About Suicide

February 22, 2015 at 2:26 am Leave a comment

First of all, bear in mind that I’m taking massive doses of what used to be antidepressants.  They’re commonly referred to as “first generation” because it was glaringly obvious that they didn’t work.  What precisely has changed the view in someone’s mind is doubtlessly money, because the odds of them “working” is 50/50, or nothing.  They do work at prompting thoughts of suicide, however.

Secondly, I first thought about suicide I think after I became a teenager.  Before that I was just, well, very, very reckless.  Starting when I was about five.  At 6 one of my prime pleasures was climbing a 150 yard or so crumbling embankment of blasted shale, which, yes, was something that could have avalanched at any moment.  Yes, I knew it.  I was trapped on a ranch with my mother and someone who hated me and didn’t have one book to his name.  Maybe I never knew how to fear.

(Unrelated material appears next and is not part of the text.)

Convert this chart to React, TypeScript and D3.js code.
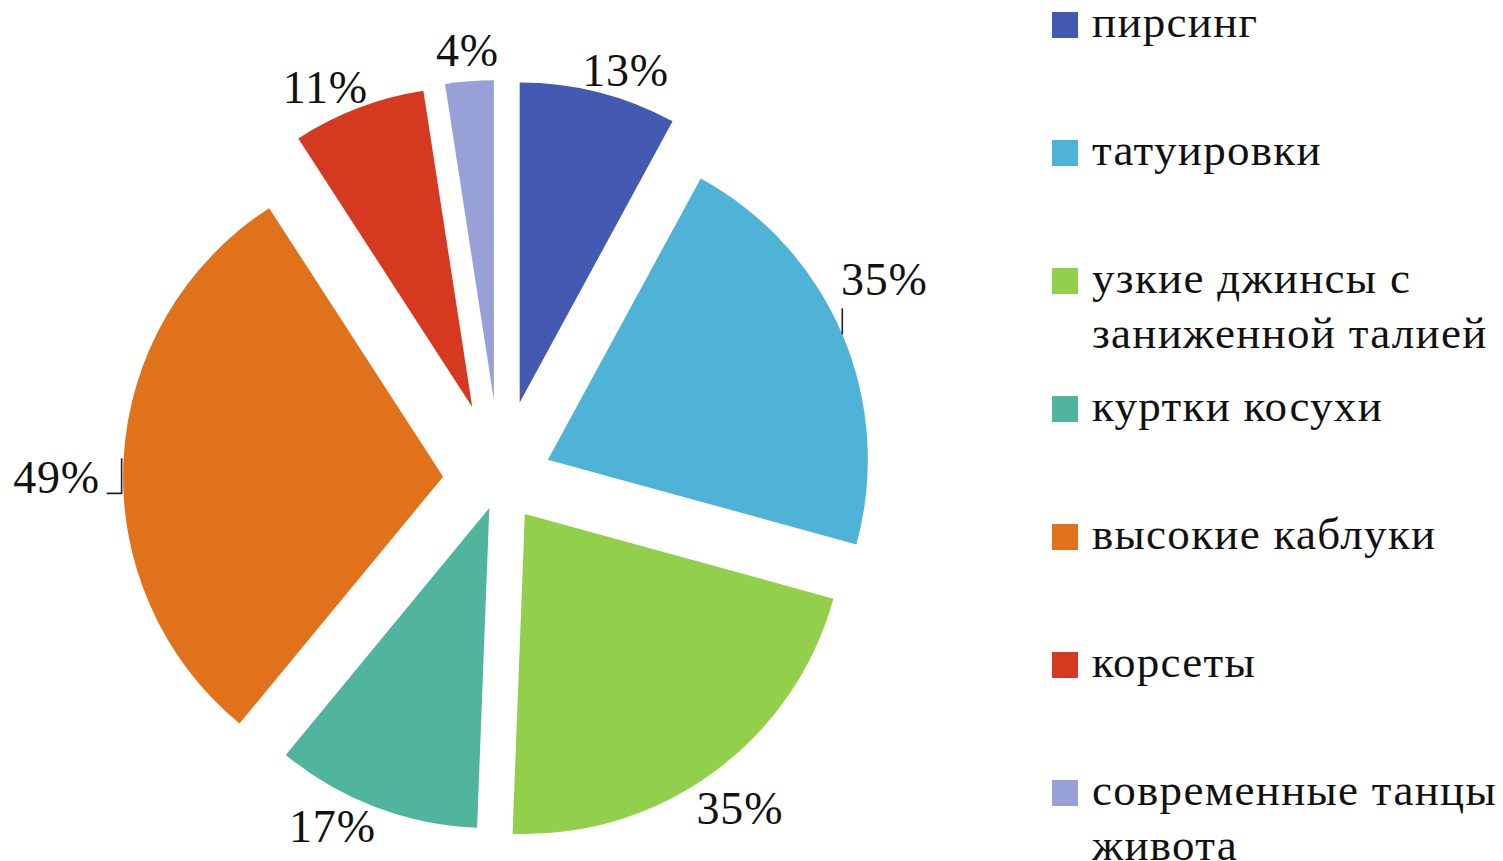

Well, thirdly–I did fear (somewhat) trying to commit suicide.  Especially since I’ve given it good tries more times than I care to count.  A deliberate crash at about 70 in a motorcycle; I have a bent leg as a memento.  Oh, and a scar beside my eye that evidently gives me a rakish look.  The pirate, you know.  The ‘overdose’ on PCP; as much as I could manage of a gram.  I doubt I was trying to get high.  Trips you don’t want to know about at insane speeds, perfectly sober (or not); the point being not getting there.  Here I am.  I survived a seizure while driving (and was accused of criminal mischief successfully).  However, it was hard to do anything but make me pay the fine.  I couldn’t drive, and they were oddly unwilling to make the absolutely necessary preparations for someone who was epileptic and who had to have special seating arrangements.  Yes, medically backed up, with x-rays if need be.  The overdose on seizure meds.  There were some other ones, especially since they weren’t identified I shan’t detail them further.

I fear it because it never works.  Even when it does.

No, I have no intention of trying again.  The drug-injected images do float there, though.  Knowing about them gives some power over them.  But not that fear, the only fear I know.